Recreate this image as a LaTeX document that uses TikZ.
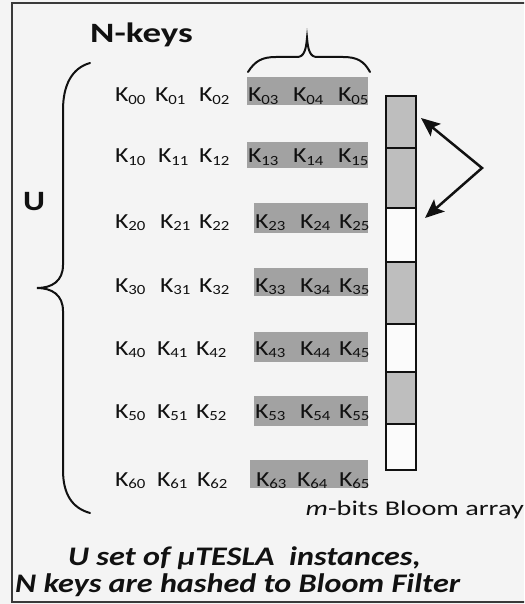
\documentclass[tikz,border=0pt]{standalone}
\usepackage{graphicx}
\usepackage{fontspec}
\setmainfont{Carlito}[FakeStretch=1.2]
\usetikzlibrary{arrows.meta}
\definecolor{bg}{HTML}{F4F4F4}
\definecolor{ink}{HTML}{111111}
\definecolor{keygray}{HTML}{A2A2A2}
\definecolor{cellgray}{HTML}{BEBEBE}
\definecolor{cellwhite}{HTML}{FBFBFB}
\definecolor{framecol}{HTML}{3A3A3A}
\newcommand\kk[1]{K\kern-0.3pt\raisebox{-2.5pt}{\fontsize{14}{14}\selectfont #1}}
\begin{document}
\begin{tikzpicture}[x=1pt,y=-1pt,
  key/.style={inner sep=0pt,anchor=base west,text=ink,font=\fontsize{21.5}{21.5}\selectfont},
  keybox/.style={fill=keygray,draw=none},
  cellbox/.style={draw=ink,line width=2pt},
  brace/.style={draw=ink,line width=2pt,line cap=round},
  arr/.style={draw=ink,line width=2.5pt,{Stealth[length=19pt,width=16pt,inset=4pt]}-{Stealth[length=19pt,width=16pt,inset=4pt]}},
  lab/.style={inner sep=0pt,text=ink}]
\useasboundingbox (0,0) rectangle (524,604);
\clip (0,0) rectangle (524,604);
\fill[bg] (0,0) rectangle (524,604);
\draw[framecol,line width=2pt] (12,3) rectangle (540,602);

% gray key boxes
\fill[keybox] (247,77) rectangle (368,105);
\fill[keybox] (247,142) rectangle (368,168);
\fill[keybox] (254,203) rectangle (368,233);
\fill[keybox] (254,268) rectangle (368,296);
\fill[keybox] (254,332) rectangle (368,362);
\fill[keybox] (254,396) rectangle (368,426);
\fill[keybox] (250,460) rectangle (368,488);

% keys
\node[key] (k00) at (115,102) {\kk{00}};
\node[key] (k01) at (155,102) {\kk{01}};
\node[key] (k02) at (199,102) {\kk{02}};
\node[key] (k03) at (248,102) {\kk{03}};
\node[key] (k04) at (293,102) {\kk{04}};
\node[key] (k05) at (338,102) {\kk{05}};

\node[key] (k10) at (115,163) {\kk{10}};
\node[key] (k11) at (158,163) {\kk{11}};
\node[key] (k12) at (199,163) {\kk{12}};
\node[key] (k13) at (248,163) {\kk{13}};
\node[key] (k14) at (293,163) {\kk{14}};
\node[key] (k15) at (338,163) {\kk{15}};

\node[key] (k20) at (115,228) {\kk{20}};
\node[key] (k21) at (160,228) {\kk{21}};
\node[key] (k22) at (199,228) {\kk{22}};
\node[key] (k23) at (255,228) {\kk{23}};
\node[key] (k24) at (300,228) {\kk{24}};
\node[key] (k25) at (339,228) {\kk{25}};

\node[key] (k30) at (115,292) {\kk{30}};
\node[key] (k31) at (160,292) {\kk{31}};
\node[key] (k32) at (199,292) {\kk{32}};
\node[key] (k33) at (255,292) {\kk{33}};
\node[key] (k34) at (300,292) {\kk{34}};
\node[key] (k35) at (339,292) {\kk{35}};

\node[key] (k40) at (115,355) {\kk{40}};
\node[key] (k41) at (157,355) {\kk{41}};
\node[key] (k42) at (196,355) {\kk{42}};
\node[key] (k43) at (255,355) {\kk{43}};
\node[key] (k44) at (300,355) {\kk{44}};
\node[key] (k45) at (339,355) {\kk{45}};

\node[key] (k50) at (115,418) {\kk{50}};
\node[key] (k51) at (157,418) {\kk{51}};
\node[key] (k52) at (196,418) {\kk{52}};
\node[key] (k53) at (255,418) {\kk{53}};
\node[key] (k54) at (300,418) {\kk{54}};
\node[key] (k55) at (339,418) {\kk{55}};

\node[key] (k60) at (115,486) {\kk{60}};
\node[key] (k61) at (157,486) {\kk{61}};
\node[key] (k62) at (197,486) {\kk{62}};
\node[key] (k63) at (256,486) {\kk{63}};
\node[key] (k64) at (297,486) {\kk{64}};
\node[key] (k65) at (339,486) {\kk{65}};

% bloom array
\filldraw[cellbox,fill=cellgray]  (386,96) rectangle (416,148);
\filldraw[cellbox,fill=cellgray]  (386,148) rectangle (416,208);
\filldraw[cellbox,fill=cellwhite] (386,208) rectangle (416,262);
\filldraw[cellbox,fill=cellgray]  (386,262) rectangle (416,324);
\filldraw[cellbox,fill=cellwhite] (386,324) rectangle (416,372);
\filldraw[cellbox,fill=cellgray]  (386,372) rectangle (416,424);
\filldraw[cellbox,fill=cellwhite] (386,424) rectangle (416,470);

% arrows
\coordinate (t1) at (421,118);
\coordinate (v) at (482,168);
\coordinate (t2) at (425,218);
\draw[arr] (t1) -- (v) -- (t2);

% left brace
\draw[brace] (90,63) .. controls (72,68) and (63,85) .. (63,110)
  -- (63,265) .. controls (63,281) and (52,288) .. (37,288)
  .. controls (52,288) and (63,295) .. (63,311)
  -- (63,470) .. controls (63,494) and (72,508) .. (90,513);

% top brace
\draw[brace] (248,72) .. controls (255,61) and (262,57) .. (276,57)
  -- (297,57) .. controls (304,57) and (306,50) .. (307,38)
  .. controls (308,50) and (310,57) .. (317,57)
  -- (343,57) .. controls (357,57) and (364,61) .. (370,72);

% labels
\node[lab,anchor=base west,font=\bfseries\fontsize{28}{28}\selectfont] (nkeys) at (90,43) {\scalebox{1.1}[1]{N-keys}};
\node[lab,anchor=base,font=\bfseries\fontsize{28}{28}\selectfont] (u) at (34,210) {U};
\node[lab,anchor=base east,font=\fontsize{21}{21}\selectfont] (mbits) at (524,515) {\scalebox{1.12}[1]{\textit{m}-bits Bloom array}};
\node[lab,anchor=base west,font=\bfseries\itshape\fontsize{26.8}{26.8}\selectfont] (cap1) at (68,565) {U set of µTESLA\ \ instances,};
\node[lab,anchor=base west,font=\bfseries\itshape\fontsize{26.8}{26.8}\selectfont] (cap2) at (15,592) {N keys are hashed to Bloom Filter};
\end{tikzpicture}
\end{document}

WHAT THE TASK REQUIRES:
Exactly reproduce the run of lines from the start of the listing through the line with "(12,3) rectangle (540,602);", inclusive; pictures are not copied.

FULL ANSWER:
Recreate this image as a LaTeX document that uses TikZ.
\documentclass[tikz,border=0pt]{standalone}
\usepackage{graphicx}
\usepackage{fontspec}
\setmainfont{Carlito}[FakeStretch=1.2]
\usetikzlibrary{arrows.meta}
\definecolor{bg}{HTML}{F4F4F4}
\definecolor{ink}{HTML}{111111}
\definecolor{keygray}{HTML}{A2A2A2}
\definecolor{cellgray}{HTML}{BEBEBE}
\definecolor{cellwhite}{HTML}{FBFBFB}
\definecolor{framecol}{HTML}{3A3A3A}
\newcommand\kk[1]{K\kern-0.3pt\raisebox{-2.5pt}{\fontsize{14}{14}\selectfont #1}}
\begin{document}
\begin{tikzpicture}[x=1pt,y=-1pt,
  key/.style={inner sep=0pt,anchor=base west,text=ink,font=\fontsize{21.5}{21.5}\selectfont},
  keybox/.style={fill=keygray,draw=none},
  cellbox/.style={draw=ink,line width=2pt},
  brace/.style={draw=ink,line width=2pt,line cap=round},
  arr/.style={draw=ink,line width=2.5pt,{Stealth[length=19pt,width=16pt,inset=4pt]}-{Stealth[length=19pt,width=16pt,inset=4pt]}},
  lab/.style={inner sep=0pt,text=ink}]
\useasboundingbox (0,0) rectangle (524,604);
\clip (0,0) rectangle (524,604);
\fill[bg] (0,0) rectangle (524,604);
\draw[framecol,line width=2pt] (12,3) rectangle (540,602);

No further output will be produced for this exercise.